It’s Christmas Time in the Country

This past weekend I took the 1 hour and 20 minute drive from Scranton to the town of Bethlehem, PA- a perfectly named place to find some Holiday Cheer. They say there’s no place like New York at Christmas, and while I will admittedly also be traveling there this upcoming weekend, this PA market will be a life long memory. Celebrating 26 years, the Christkindlmarkt features over 150 vendors. After paying an entrance fee of 10 dollars, you enter lavishly decorated tents, all exploding with the scent of cinnamon and butter. 

The tents are packed with a wide range of businesses selling everything from alpaca wool socks, to local art, to gourmet peanut butters, and so much more. The fascinating parts of markets like these, is their ability to create personal connections with unique products that can’t be found in one place anywhere else. Even large corporations get in on the fun like Crayola, who had a creativity booth set up, perfect for young kids to design their own Christmas dreams. 

My favorite tent was the German company Kathe Wohlfahrt display. I had taken German for 6 years through school and have always wished to travel there and experience a real German Christmas market. I never knew I could get so close to the real thing without a passport. My former teachers would tell stories about the traditions of the German people, and their incredible artistry that is unmatched at Christmas. Detailed cuckoo clocks, nut cracker men, and wooden displays, all hand carved and painted lined a maze through the tent. 

I took home a stunning handmade ornament of a glittering green snail- my favorite animal, made in Germany. Never would I have dreamed of combining two of my favorite and seemingly random interests into one, but unique markets like these allow for those exciting connections to be made. 

We also found a stand specializing in creating family trees. The company would take the names of each member you wanted to include, and write the meaning of their name a next to a pressed flower. My dad has spent hours and hours and hours researching his family history, and piecing together the people of his past. We even took a trip to Canada a few summers ago to find the places where his family was buried and lived. I have a slight obsession with flowers and this small stand was an interesting way for us to connect with each other. 

On our way out, we got stuck in a crowd which turned out to be a line for a Danish desert called Stroopies. We decided their aroma was too enticing and since we were apparently in line anyway, to give some a try. The young woman in front of us gasped with excitement as she realized what she was inline for. My dad asked her if they were good then, and she went on to tell us about her recent trip to Copenhagen where she first encountered the cookie. It’s essentially two thin waffles with caramel sandwiched in between. When you’re ready to eat, you heat up a cup of coffee or tea and sit the pastry on top of the mug, letting the steam soften the caramel. To see a stranger have a beautiful moment of bliss as she found a connection to her life she never dreamed of finding in “nowhere Pennsylvania” was incredible. The Stroopie Co., are a Lancaster, PA based Sweet Shoppe that runs their business by employing refugees resettling in the area. This small business is taking their talents and creating good through extending opportunities to those in need while bringing immeasurable joy to customers. 

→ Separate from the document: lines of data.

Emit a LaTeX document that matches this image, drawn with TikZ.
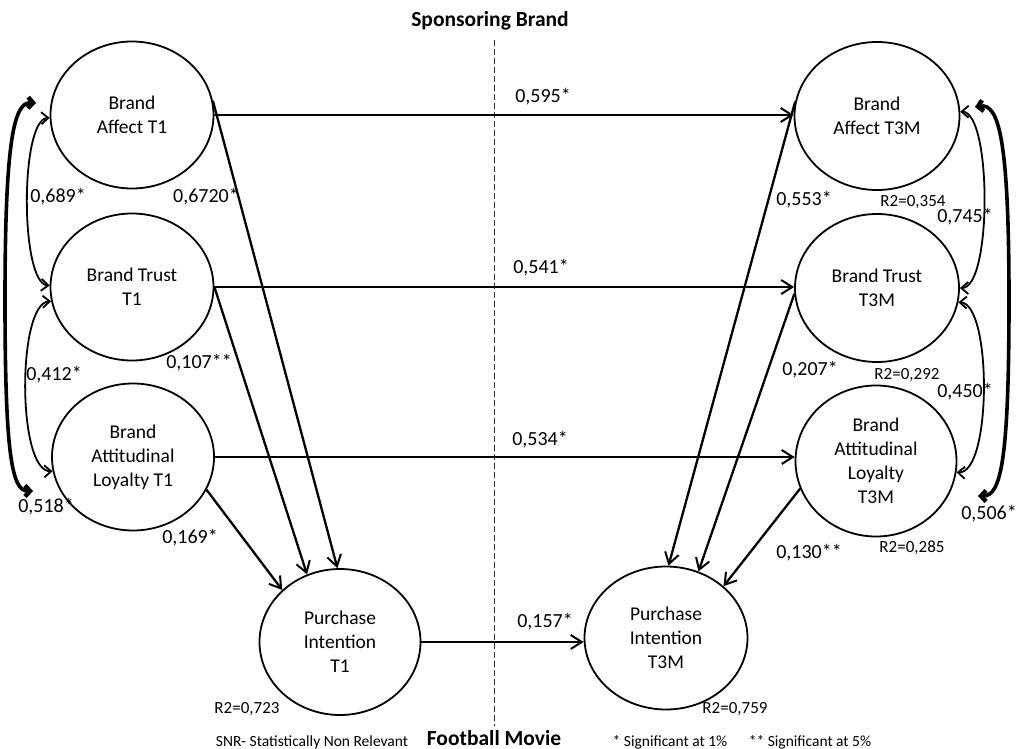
\documentclass[tikz,border=0pt]{standalone}
\usepackage{fontspec}
\setmainfont{Carlito}
\usetikzlibrary{shapes.geometric,arrows.meta}
\begin{document}
\begin{tikzpicture}[x=1pt,y=-1pt,
  construct/.style={draw, ellipse, line width=1.8pt, inner sep=0pt, align=center,
    font=\fontsize{19.5}{24}\selectfont},
  effect/.style={line width=2.3pt, -{Straight Barb[length=11pt,width=14pt,line width=2pt]}},
  corr/.style={line width=1.8pt, {Straight Barb[length=7pt,width=12pt]}-{Straight Barb[length=7pt,width=12pt]}},
  outercorr/.style={line width=3.6pt, {Straight Barb[length=5pt,width=11pt,line width=4.5pt]}-{Straight Barb[length=5pt,width=11pt,line width=4.5pt]}},
  coef/.style={inner sep=0pt, font=\fontsize{20}{22}\selectfont},
  rsq/.style={inner sep=0pt, font=\fontsize{17}{20}\selectfont},
  legend/.style={inner sep=0pt, font=\fontsize{15.5}{18}\selectfont},
  heading/.style={inner sep=0pt, font=\fontsize{21.5}{24}\selectfont\bfseries}
]
\useasboundingbox (0,0) rectangle (1018,749);

% divider between the two measurement times
\coordinate (divtop) at (494,40);
\coordinate (divbot) at (494,726);
\draw[line width=1pt, dash pattern=on 6pt off 3pt, black!80] (divtop) -- (divbot);

% constructs at T1
\node[construct, minimum width=163pt, minimum height=147pt] (BA1) at (132,115) {Brand\\Affect T1};
\node[construct, minimum width=163pt, minimum height=147pt] (BT1) at (132,287) {Brand Trust\\T1};
\node[construct, minimum width=162pt, minimum height=147pt] (BAL1) at (133,457) {Brand\\Attitudinal\\Loyalty T1};
\node[construct, minimum width=161pt, minimum height=146pt] (PI1) at (340,642) {Purchase\\Intention\\T1};

% constructs at T3M
\node[construct, minimum width=165pt, minimum height=148pt] (BA3) at (877,116) {Brand\\Affect T3M};
\node[construct, minimum width=164pt, minimum height=148pt] (BT3) at (877,288) {Brand Trust\\T3M};
\node[construct, minimum width=161pt, minimum height=151pt] (BAL3) at (876,461) {Brand\\Attitudinal\\Loyalty\\T3M};
\node[construct, minimum width=163pt, minimum height=143pt] (PI3) at (666,638) {Purchase\\Intention\\T3M};

% stability paths
\draw[effect] (BA1.east) -- (BA1.east -| BA3.west);
\draw[effect] (BT1.east) -- (BT1.east -| BT3.west);
\draw[effect] (BAL1.east) -- (BAL1.east -| BAL3.west);
\draw[effect] (PI1.east) -- (PI1.east -| PI3.west);

% paths to purchase intention
\draw[effect] (BA1.10) -- (PI1.92);
\draw[effect] (BT1.east) -- (PI1.116);
\draw[effect] (BAL1.-24) -- (PI1.138);
\draw[effect] (BA3.170) -- (PI3.88);
\draw[effect] (BT3.184) -- (PI3.64);
\draw[effect] (BAL3.200) -- (PI3.42);

% correlations at T1
\draw[corr] (BA1.182) .. controls (20,119) and (20,283) .. (BT1.179);
\draw[corr] (BT1.190) .. controls (17,303) and (17,472) .. (BAL1.190);
\coordinate (LT) at (36,103);
\coordinate (LB) at (33,491);
\draw[outercorr] (LT) .. controls (14,102) and (5,140) .. (5,300)
                      .. controls (5,455) and (12,491) .. (LB);

% correlations at T3M
\draw[corr] (BA3.3) .. controls (992,112) and (992,288) .. (BT3.east);
\draw[corr] (BT3.-10) .. controls (992,303) and (992,474) .. (BAL3.-8);
\coordinate (RT) at (975,107);
\coordinate (RB) at (978,496);
\draw[outercorr] (RT) .. controls (999,103) and (1009,140) .. (1009,300)
                      .. controls (1009,460) and (1001,496) .. (RB);

% coefficients
\node[coef] (c595) at (543,97) {0,595*};
\node[coef] (c541) at (541,268) {0,541*};
\node[coef] (c534) at (540,440) {0,534*};
\node[coef] (c157) at (545,622) {0,157*};
\node[coef] (c6720) at (206,197) {0,6720*};
\node[coef] (c107) at (199,363) {0,107**};
\node[coef] (c169) at (190,538) {0,169*};
\node[coef] (c689) at (58,197) {0,689*};
\node[coef] (c412) at (54,375) {0,412*};
\node[coef] (c518) at (46,507) {0,518*};
\node[coef] (c553) at (804,200) {0,553*};
\node[coef] (c207) at (810,370) {0,207*};
\node[coef] (c130) at (809,553) {0,130**};
\node[coef] (c745) at (965,217) {0,745*};
\node[coef] (c450) at (965,392) {0,450*};
\node[coef, anchor=east] (c506) at (1017,514) {0,506*};

% explained variance
\node[rsq] (r354) at (913,202) {R2=0,354};
\node[rsq] (r292) at (907,375) {R2=0,292};
\node[rsq] (r285) at (912,548) {R2=0,285};
\node[rsq] (r723) at (247,709) {R2=0,723};
\node[rsq] (r759) at (735,709) {R2=0,759};

% headings and notes
\node[heading] (top) at (490,21) {Sponsoring Brand};
\node[heading] (bottom) at (494,738) {Football Movie};
\node[legend] (snr) at (312,742) {SNR- Statistically Non Relevant};
\node[legend] (sig1) at (670,742) {* Significant at 1\%};
\node[legend] (sig5) at (810,742) {** Significant at 5\%};
\end{tikzpicture}
\end{document}
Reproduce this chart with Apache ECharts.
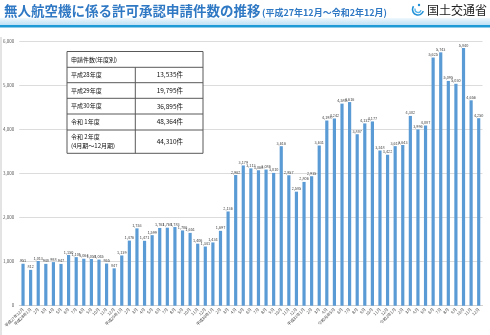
<!DOCTYPE html>
<html><head><meta charset="utf-8">
<script src="https://cdn.jsdelivr.net/npm/echarts@6/dist/echarts.min.js"></script>
<style>html,body{margin:0;padding:0;background:#fff}#c{width:490px;height:335px}</style>
</head><body><div id="c"></div>
<script>
const months = ['2015-12','2016-01','2016-02','2016-03','2016-04','2016-05','2016-06','2016-07','2016-08','2016-09','2016-10','2016-11','2016-12',
'2017-01','2017-02','2017-03','2017-04','2017-05','2017-06','2017-07','2017-08','2017-09','2017-10','2017-11','2017-12',
'2018-01','2018-02','2018-03','2018-04','2018-05','2018-06','2018-07','2018-08','2018-09','2018-10','2018-11','2018-12',
'2019-01','2019-02','2019-03','2019-04','2019-05','2019-06','2019-07','2019-08','2019-09','2019-10','2019-11','2019-12',
'2020-01','2020-02','2020-03','2020-04','2020-05','2020-06','2020-07','2020-08','2020-09','2020-10','2020-11','2020-12'];
const tickLabels = ['平成27年12月','平成28年1月','2月','3月','4月','5月','6月','7月','8月','9月','10月','11月','12月',
'平成29年1月','2月','3月','4月','5月','6月','7月','8月','9月','10月','11月','12月',
'平成30年1月','2月','3月','4月','5月','6月','7月','8月','9月','10月','11月','12月',
'平成31年1月','2月','3月','4月','令和元年5月','6月','7月','8月','9月','10月','11月','12月',
'令和2年1月','2月','3月','4月','5月','6月','7月','8月','9月','10月','11月','12月'];
const applications = [951,812,1013,948,988,947,1150,1101,1064,1058,1045,955,847,
1139,1476,1753,1471,1599,1763,1768,1783,1706,1651,1406,1341,
1434,1697,2136,2962,3179,3113,3068,3086,3010,3616,2957,2585,
2806,2935,3631,4198,4242,4580,4616,3887,4132,4177,3518,3422,
3617,3643,4302,3996,4087,5625,5743,5095,5030,5840,4656,4250];
const yTicks = [0,1000,2000,3000,4000,5000,6000];
const tableTitle = '申請件数(年度別)';
const tableYears = ['平成28年度','平成29年度','平成30年度','令和 1年度','令和 2年度\n(4月期～12月期)'];
const tableCounts = ['13,535件','19,795件','36,895件','48,364件','44,310件'];
const titleMain = '無人航空機に係る許可承認申請件数の推移';
const titleSub = '(平成27年12月～令和2年12月)';
const ministry = '国土交通省';

const FONT = '"Noto Sans CJK JP", "Noto Sans", sans-serif';
const chart = echarts.init(document.getElementById('c'));

const tblL = 67, tblR = 203, colX = 135.3;
const rowY = [51.5, 67.3, 82.7, 98.3, 114, 130, 153.3];
const g = [];
g.push({type:'rect', shape:{x:tblL, y:rowY[0], width:tblR-tblL, height:rowY[6]-rowY[0]}, style:{fill:'#fff', stroke:'#595959', lineWidth:1}, z:10});
for (let i=1;i<6;i++) g.push({type:'line', shape:{x1:tblL,y1:rowY[i],x2:tblR,y2:rowY[i]}, style:{stroke:'#595959',lineWidth:1}, z:11});
g.push({type:'line', shape:{x1:colX,y1:rowY[1],x2:colX,y2:rowY[6]}, style:{stroke:'#595959',lineWidth:1}, z:11});
g.push({type:'text', x:tblL+4, y:(rowY[0]+rowY[1])/2, style:{text:tableTitle, font:'6px '+FONT, fill:'#111', verticalAlign:'middle'}, z:12});
tableYears.forEach((t,i)=>{
  const cy = (rowY[i+1]+rowY[i+2])/2;
  g.push({type:'text', x:tblL+4, y:cy, style:{text:t, font:'6px '+FONT, fill:'#111', verticalAlign:'middle', lineHeight:9}, z:12});
  g.push({type:'text', x:183, y:cy, style:{text:tableCounts[i], font:'6.5px '+FONT, fill:'#111', align:'right', verticalAlign:'middle'}, z:12});
});
g.push({type:'rect', shape:{x:0,y:18,width:490,height:7}, style:{fill:new echarts.graphic.LinearGradient(0,0,0,1,[{offset:0,color:'#eef7fd'},{offset:1,color:'#bfe0f4'}])}, z:1});
g.push({type:'rect', shape:{x:0,y:25,width:490,height:2.5}, style:{fill:'#1f9ad6'}, z:1});
g.push({type:'text', x:4, y:17.5, style:{text:titleMain, font:'bold 13.5px '+FONT, fill:'#2f78c4', verticalAlign:'bottom', stroke:'#fff', lineWidth:1}, z:5});
g.push({type:'text', x:262, y:17.5, style:{text:titleSub, font:'bold 9px '+FONT, fill:'#2f78c4', verticalAlign:'bottom'}, z:5});
g.push({type:'arc', shape:{cx:418,cy:9.5,r:5.5,startAngle:0.3,endAngle:Math.PI*1.2}, style:{stroke:'#1f8fd6',lineWidth:1.6,fill:null}, z:5});
g.push({type:'arc', shape:{cx:418,cy:9.5,r:3,startAngle:0.2,endAngle:Math.PI*1.1}, style:{stroke:'#56b4ea',lineWidth:1.3,fill:null}, z:5});
g.push({type:'circle', shape:{cx:419,cy:5,r:1.2}, style:{fill:'#1f8fd6'}, z:5});
g.push({type:'text', x:427, y:10, style:{text:ministry, font:'12px '+FONT, fill:'#222', verticalAlign:'middle'}, z:5});
g.push({type:'line', shape:{x1:1,y1:37,x2:1,y2:335}, style:{stroke:'#c8c8c8',lineWidth:1}, z:1});

chart.setOption({
  animation:false,
  grid:{left:18.9, right:7.5, top:41, bottom:29.3, containLabel:false},
  xAxis:{type:'category', data:months,
    axisTick:{show:false},
    axisLine:{lineStyle:{color:'#d0d0d0'}},
    axisLabel:{interval:0, rotate:45, fontSize:4, color:'#404040', margin:3, fontFamily:FONT,
      formatter:(v,i)=>tickLabels[i]}},
  yAxis:{type:'value', min:yTicks[0], max:yTicks[yTicks.length-1], interval:1000,
    axisLabel:{fontSize:4.5, color:'#595959', margin:5, fontFamily:FONT,
      formatter:v=>v.toLocaleString('en-US')},
    splitLine:{lineStyle:{color:'#dcdcdc'}}, axisLine:{show:false}, axisTick:{show:false}},
  series:[{type:'bar', data:applications, barWidth:'42%',
    itemStyle:{color:'#5b9bd5'},
    label:{show:true, position:'top', distance:1, fontSize:3.8, color:'#404040', fontFamily:FONT,
      formatter:p=>p.value.toLocaleString('en-US')}}],
  graphic:g
});
</script></body></html>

The market beamed with beautiful decorations, live ice sculpture carvings, and more elaborate booths than we could visit in one afternoon. Going into the market I had planned to write about the interesting finds and activities that can be found in my own backyard, but I didn’t realize how personal the experience was going to be. I challenge you to look at what’s close to your home. Who is making a difference near you? What opportunities can you find? What magic can you create?